CodeT5+: Open Code Large Language Models for Code Understanding and Generation

Large language models (LLMs) pretrained on vast source code have achieved prominent progress in code intelligence. However, existing code LLMs have two main limitations in terms of architecture and pretraining tasks. First, they often adopt a specific architecture (encoder-only or decoder-only) or rely on a unified encoder-decoder network for different downstream tasks. The former paradigm is limited by inflexibility in applications while in the latter, the model is treated as a single system for all tasks, leading to suboptimal performance on a subset of tasks. Secondly, they often employ a limited set of pretraining objectives which might not be relevant to some downstream tasks and hence result in substantial performance degrade. To address these limitations, we propose ``CodeT5+'', a family of encoder-decoder LLMs for code in which component modules can be flexibly combined to suit a wide range of downstream code tasks.
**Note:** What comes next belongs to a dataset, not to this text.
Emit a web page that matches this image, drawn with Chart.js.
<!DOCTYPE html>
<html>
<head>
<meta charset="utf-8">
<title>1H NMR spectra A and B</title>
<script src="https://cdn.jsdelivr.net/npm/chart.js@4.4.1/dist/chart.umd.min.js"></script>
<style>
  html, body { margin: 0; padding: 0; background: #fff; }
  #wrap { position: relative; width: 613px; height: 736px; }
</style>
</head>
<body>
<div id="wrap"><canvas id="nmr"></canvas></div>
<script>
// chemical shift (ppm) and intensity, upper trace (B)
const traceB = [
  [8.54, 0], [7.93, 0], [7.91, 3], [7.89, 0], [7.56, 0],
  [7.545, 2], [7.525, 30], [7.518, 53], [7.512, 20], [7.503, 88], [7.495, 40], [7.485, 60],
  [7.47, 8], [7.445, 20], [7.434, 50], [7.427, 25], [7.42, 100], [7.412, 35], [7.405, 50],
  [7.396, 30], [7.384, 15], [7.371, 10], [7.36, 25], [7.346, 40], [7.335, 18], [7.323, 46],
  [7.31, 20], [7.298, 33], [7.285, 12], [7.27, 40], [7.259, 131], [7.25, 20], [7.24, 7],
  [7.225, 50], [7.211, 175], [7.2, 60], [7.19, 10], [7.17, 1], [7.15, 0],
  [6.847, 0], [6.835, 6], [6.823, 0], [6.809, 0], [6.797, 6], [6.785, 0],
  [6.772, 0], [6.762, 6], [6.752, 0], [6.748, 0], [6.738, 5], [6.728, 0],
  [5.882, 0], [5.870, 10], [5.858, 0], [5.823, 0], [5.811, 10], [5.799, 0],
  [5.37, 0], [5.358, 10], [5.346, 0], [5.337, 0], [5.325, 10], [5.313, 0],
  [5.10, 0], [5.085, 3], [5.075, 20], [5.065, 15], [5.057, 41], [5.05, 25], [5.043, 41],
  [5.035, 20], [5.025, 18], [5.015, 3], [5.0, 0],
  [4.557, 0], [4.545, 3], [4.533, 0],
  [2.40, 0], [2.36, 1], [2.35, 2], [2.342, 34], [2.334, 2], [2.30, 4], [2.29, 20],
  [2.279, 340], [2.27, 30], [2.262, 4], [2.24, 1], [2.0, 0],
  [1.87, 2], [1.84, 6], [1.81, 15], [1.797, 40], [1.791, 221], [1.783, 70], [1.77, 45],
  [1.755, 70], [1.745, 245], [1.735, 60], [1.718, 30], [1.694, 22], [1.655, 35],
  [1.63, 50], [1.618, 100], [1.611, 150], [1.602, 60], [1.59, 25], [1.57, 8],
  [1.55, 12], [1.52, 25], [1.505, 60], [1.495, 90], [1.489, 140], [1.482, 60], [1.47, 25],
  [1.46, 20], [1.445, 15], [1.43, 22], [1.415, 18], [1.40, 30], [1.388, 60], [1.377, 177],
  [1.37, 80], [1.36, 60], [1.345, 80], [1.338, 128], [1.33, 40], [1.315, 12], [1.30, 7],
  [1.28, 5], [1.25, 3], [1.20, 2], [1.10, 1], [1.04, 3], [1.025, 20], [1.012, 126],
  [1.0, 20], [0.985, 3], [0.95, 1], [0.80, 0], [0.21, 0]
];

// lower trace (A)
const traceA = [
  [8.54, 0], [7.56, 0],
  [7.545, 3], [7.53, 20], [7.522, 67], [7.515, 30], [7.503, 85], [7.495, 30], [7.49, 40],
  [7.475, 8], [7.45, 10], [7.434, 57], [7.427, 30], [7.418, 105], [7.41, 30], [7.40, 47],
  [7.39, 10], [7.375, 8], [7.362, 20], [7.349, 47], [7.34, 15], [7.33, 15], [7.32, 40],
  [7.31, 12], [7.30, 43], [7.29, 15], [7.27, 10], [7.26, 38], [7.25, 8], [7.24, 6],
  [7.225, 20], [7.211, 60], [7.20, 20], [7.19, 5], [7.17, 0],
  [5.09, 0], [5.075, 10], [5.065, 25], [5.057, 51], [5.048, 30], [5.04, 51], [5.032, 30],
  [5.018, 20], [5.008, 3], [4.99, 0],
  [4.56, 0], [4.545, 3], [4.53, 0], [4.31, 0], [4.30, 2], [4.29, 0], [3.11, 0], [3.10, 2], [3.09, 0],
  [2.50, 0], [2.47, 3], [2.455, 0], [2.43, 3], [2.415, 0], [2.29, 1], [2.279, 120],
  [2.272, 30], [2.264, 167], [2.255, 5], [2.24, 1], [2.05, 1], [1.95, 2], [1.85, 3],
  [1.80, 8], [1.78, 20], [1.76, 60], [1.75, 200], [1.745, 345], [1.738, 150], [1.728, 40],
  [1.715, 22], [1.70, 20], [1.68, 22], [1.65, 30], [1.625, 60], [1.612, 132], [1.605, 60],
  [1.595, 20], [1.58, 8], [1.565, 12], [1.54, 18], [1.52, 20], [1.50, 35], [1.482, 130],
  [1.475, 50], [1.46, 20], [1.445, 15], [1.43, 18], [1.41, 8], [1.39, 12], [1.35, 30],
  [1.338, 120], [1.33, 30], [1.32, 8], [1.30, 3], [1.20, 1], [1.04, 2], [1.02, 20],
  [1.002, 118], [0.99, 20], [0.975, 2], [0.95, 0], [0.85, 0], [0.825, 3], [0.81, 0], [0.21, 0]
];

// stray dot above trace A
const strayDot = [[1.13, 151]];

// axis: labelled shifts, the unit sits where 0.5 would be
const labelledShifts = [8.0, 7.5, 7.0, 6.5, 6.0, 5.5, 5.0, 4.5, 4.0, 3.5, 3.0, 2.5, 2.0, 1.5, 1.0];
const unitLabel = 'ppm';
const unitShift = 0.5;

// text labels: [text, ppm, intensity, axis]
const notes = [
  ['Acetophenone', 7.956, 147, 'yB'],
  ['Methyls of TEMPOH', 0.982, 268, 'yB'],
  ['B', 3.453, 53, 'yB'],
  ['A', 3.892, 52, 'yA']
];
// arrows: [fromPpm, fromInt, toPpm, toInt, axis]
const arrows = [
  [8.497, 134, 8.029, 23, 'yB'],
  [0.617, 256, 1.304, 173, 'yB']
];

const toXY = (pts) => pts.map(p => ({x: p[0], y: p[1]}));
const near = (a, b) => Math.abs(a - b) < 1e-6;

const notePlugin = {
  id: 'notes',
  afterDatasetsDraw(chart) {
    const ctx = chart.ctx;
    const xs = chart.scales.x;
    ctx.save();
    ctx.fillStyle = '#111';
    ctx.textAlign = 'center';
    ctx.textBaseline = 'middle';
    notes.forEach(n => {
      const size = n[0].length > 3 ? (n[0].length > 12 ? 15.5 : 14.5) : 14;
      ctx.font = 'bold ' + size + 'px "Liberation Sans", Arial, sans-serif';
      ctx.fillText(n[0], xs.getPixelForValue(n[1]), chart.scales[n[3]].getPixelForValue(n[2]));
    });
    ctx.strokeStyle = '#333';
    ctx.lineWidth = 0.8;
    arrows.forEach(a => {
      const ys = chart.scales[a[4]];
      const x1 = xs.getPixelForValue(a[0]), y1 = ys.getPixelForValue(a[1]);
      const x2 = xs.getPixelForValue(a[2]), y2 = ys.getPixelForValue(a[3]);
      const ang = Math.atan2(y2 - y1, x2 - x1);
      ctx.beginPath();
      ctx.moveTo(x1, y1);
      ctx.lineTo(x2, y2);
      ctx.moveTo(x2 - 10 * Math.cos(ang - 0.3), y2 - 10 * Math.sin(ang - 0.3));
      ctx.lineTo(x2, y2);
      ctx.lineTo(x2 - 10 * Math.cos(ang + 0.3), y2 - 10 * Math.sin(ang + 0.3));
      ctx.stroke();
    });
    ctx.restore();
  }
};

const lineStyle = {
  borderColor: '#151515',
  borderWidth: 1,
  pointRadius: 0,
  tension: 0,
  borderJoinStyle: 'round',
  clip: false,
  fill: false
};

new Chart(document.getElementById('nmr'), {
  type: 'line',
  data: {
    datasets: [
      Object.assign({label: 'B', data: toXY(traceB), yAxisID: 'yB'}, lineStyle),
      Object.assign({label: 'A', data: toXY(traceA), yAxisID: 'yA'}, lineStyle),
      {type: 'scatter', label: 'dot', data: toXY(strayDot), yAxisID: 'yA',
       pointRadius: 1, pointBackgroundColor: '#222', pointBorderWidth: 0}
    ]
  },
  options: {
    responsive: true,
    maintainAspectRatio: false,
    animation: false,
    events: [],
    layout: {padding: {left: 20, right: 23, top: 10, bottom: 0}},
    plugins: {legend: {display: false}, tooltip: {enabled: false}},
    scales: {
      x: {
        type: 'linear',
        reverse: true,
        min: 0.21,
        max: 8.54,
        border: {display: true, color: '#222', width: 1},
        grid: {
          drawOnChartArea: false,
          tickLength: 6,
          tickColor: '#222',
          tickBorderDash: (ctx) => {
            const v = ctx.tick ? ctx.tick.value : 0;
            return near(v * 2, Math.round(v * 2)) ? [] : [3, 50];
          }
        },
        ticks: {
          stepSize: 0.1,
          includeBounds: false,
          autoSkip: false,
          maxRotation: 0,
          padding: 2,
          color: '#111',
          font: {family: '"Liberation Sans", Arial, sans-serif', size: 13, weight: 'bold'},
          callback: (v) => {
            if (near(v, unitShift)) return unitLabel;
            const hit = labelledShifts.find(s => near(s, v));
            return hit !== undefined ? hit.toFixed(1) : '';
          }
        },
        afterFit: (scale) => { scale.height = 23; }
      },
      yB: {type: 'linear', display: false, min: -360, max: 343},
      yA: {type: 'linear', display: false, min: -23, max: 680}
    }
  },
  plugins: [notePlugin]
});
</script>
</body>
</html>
Such flexibility is enabled by our proposed mixture of pretraining objectives to mitigate the pretrain-finetune discrepancy. These objectives cover span denoising, contrastive learning, text-code matching, and causal LM pretraining tasks, on both unimodal and bimodal multilingual code corpora. Furthermore, we propose to initialize CodeT5+ with frozen off-the-shelf LLMs without training from scratch to efficiently scale up our models, and explore instruction-tuning to align with natural language instructions. We extensively evaluate CodeT5+ on over 20 code-related benchmarks in different settings, including zero-shot, finetuning, and instruction-tuning. We observe state-of-the-art (SoTA) model performance on various code-related tasks, such as code generation and completion, math programming, and text-to-code retrieval tasks. Particularly, our instruction-tuned CodeT5+ 16B achieves new SoTA results on HumanEval code generation task against other open code LLMs.

翻译：摘要：针对大规模源代码预训练的大语言模型（LLM）已在代码智能领域取得显著进展。然而，现有代码LLM在架构和预训练任务方面存在两大局限：其一，它们通常采用特定架构（仅编码器或仅解码器），或依赖统一的编码器-解码器网络处理不同下游任务。前一种范式因应用灵活性不足而受限，后一种则将模型视为处理所有任务的单一系统，导致在部分任务上性能欠佳。其二，它们常采用有限的预训练目标集合，这些目标可能与某些下游任务无关，从而导致性能显著下降。为解决上述局限，我们提出"CodeT5+"——一个面向代码的编码器-解码器LLM系列，其组件模块可灵活组合以适应广泛的代码下游任务。这种灵活性源于我们提出的混合预训练目标（涵盖跨度去噪、对比学习、文本-代码匹配及因果语言模型预训练任务），旨在缓解预训练与微调之间的差异。这些目标同时作用于单模态与双模态多语言代码语料库。此外，我们提出利用冻结的现成LLM初始化CodeT5+（无需从头训练）以实现模型高效扩展，并探索指令微调以对齐自然语言指令。我们在超过20个代码相关基准测试（涵盖零样本、微调与指令微调场景）上对CodeT5+进行了全面评估。在代码生成与补全、数学编程、文本到代码检索等多项代码任务中，我们的模型达到了最先进（SoTA）性能。特别地，经指令微调的CodeT5+ 16B在HumanEval代码生成任务上，相比其他开源代码LLM取得了新的SoTA结果。